2. Pacifist: You don’t want a fellow pumpkin picker who will fight you to the death for your one-of-a-kind pumpkin that looks exactly like Donald Trump’s face. You want a friend who supports you and your decision to buy that pumpkin, and who is fine with picking the one that looks more like Hillary.


3. Punkin: As in, pick someone who you would call your ‘punkin.’ Because when you have a group of punkins picking pumpkins, it’s sure to be a joyous occasion.


Step Three: Assess your needs


What are you picking this pumpkin for? Is it to have the biggest pumpkin in your neighborhood? To make a pie? Or to carve an intricate design that rivals the pumpkins at the Pumpkin Spectacular? You should probably know just what you want to use your pumpkin for so you can plan accordingly.

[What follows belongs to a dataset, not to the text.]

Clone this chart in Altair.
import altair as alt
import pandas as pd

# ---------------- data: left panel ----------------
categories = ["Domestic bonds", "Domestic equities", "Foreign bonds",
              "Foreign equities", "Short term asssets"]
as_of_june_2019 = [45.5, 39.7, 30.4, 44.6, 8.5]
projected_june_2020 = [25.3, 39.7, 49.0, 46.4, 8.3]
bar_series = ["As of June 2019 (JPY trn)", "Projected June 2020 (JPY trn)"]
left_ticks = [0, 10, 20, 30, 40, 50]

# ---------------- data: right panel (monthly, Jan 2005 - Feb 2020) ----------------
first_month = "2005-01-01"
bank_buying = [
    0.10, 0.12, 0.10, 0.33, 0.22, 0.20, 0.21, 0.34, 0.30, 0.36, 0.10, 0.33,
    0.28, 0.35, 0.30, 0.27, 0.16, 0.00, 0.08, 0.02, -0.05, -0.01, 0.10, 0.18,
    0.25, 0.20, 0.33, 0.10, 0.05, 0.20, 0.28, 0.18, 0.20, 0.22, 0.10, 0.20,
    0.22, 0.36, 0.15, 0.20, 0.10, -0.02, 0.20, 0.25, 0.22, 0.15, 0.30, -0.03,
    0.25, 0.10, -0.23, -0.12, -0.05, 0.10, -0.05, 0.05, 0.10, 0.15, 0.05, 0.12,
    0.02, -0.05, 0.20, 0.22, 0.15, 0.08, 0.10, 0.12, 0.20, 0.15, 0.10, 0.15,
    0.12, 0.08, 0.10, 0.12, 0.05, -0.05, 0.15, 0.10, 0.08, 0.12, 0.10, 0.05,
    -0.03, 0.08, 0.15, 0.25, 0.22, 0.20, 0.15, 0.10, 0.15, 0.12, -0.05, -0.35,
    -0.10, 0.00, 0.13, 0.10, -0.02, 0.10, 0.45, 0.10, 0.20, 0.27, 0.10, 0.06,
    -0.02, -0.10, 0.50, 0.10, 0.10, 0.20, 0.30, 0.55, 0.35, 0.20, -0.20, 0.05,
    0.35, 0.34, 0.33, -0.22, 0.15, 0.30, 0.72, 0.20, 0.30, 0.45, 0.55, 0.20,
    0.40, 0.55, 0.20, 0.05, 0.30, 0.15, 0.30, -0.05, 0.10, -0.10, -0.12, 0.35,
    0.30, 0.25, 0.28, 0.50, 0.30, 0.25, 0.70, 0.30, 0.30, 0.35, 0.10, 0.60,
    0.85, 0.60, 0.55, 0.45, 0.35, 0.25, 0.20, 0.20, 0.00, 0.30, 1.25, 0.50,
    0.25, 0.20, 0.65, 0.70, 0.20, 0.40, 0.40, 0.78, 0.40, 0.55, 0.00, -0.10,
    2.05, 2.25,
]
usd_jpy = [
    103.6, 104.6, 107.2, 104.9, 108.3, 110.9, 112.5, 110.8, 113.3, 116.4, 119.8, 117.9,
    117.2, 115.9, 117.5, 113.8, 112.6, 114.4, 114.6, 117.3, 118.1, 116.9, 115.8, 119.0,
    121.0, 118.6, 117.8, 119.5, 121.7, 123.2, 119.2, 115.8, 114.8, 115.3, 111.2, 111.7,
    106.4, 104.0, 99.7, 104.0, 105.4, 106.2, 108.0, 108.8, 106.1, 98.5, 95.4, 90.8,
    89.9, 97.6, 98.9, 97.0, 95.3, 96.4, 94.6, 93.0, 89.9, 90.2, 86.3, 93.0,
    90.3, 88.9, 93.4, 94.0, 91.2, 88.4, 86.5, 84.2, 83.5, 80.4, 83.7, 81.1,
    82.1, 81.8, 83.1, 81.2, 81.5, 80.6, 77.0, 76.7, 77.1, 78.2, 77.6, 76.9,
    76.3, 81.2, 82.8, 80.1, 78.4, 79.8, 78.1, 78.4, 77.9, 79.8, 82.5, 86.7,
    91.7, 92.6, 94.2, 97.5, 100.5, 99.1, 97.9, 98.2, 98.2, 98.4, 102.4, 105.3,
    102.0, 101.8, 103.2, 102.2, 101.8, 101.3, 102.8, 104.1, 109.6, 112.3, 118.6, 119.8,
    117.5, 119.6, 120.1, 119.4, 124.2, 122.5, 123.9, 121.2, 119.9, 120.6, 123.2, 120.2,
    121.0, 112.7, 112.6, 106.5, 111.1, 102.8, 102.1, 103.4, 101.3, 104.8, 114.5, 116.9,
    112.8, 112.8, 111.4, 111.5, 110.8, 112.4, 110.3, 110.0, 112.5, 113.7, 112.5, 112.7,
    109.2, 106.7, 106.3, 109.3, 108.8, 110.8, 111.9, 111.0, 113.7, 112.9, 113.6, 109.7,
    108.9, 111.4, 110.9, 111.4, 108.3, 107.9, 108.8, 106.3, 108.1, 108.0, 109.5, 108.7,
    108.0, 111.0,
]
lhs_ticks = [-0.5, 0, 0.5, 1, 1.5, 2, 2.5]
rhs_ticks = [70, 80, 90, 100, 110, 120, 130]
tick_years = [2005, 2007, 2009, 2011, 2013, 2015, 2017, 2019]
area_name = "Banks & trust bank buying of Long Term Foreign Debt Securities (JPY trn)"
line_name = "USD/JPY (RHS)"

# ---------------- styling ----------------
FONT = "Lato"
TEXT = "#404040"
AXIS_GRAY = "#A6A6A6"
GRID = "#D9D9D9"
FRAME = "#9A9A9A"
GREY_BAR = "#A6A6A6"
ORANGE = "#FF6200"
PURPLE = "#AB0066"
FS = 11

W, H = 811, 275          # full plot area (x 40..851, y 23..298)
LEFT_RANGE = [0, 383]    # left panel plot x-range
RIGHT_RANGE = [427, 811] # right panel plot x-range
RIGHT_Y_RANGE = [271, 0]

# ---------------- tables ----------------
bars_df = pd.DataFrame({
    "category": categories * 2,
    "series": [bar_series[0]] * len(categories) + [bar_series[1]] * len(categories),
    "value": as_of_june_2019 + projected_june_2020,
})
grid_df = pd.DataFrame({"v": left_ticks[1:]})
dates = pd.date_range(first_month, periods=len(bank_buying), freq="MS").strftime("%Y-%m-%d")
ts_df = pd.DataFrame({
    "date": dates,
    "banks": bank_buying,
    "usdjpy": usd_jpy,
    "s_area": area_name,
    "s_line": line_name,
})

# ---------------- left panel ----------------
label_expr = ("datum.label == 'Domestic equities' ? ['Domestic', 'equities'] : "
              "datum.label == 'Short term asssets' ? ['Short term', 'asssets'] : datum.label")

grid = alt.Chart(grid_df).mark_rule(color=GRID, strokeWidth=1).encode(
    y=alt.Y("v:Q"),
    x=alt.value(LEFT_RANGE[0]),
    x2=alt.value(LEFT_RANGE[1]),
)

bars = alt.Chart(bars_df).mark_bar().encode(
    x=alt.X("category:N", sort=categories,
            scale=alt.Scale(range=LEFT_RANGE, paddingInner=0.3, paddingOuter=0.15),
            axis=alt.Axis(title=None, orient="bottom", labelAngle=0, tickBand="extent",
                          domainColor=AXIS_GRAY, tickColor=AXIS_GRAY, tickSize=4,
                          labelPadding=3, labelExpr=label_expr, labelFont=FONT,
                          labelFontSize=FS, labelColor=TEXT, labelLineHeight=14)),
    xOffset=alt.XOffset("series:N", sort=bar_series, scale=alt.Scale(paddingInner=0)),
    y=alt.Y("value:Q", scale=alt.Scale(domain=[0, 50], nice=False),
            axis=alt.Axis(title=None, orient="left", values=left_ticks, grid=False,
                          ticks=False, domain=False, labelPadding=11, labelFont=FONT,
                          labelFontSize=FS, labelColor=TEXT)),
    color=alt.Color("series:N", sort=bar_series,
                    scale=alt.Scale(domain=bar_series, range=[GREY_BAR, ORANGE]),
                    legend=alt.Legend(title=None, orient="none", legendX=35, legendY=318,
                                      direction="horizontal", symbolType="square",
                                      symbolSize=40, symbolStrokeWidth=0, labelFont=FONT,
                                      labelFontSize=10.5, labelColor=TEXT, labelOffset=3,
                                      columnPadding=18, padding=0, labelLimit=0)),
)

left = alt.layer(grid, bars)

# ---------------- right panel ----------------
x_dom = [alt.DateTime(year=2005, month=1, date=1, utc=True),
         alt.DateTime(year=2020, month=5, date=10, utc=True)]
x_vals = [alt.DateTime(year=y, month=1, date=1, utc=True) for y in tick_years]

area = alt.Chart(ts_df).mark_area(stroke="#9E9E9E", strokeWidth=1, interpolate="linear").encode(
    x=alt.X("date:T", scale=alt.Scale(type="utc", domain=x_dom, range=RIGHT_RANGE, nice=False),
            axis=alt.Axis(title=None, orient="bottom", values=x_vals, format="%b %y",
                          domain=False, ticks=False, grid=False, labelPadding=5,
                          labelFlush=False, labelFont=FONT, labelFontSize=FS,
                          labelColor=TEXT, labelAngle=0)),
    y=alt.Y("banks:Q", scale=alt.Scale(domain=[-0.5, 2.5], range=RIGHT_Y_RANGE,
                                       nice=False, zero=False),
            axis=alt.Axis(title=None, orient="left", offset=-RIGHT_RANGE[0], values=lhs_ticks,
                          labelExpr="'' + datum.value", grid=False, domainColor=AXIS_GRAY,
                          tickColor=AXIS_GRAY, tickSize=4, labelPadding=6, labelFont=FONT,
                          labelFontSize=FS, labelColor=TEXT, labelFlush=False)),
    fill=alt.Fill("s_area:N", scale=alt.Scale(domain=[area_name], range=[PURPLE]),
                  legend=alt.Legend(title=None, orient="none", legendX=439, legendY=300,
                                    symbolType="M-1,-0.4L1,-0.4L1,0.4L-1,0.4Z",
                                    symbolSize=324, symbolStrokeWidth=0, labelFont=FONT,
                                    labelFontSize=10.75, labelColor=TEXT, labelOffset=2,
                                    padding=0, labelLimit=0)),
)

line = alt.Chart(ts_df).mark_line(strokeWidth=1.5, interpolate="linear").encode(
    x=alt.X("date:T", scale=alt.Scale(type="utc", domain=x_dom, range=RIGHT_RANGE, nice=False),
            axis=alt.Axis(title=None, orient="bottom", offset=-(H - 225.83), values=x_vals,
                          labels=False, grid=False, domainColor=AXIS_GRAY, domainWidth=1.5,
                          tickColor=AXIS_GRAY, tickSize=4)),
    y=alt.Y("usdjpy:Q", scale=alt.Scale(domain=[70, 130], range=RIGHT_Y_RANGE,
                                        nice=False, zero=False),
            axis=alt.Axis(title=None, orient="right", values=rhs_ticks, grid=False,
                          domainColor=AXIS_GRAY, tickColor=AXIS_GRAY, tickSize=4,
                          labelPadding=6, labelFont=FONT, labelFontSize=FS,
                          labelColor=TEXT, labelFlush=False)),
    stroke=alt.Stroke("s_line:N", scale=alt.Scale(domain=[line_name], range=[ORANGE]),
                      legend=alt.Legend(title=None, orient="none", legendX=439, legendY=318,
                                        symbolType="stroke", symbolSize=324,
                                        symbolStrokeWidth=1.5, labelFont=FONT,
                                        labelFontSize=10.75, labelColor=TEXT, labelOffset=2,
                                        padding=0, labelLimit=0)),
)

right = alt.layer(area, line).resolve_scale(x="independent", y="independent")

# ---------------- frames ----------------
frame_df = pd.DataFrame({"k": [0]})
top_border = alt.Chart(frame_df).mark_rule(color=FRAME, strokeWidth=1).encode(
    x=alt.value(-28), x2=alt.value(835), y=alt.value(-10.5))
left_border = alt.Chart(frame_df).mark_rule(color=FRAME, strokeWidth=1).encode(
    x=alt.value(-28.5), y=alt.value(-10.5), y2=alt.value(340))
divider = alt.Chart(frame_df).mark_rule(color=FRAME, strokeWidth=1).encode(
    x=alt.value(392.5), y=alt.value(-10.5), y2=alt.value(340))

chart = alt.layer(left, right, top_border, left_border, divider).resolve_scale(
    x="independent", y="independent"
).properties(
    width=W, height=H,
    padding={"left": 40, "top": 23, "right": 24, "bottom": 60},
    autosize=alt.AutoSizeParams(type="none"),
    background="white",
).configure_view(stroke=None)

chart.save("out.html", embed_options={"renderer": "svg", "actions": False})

Step Four: Pick the pumpkin

This is what you’ve come to do, so do it well. When you’ve zeroed in on the pumpkin that is perfect for you, approach it gently and with gratitude. After all, you’ll be ending its life (on the vine) as it knows it. Note: If it is already off the vine, still approach tenderly and with care; be a punkin to your pumpkin! Grasp the stem firmly and twist, and with luck and a few grunts, your pumpkin will be off the vine in no time! Give your pumpkin a small hug, yourself a round of applause, pay for it (we don’t encourage stealing) and carry on your way, towards pumpkin picking greatness. YOU DID IT!!!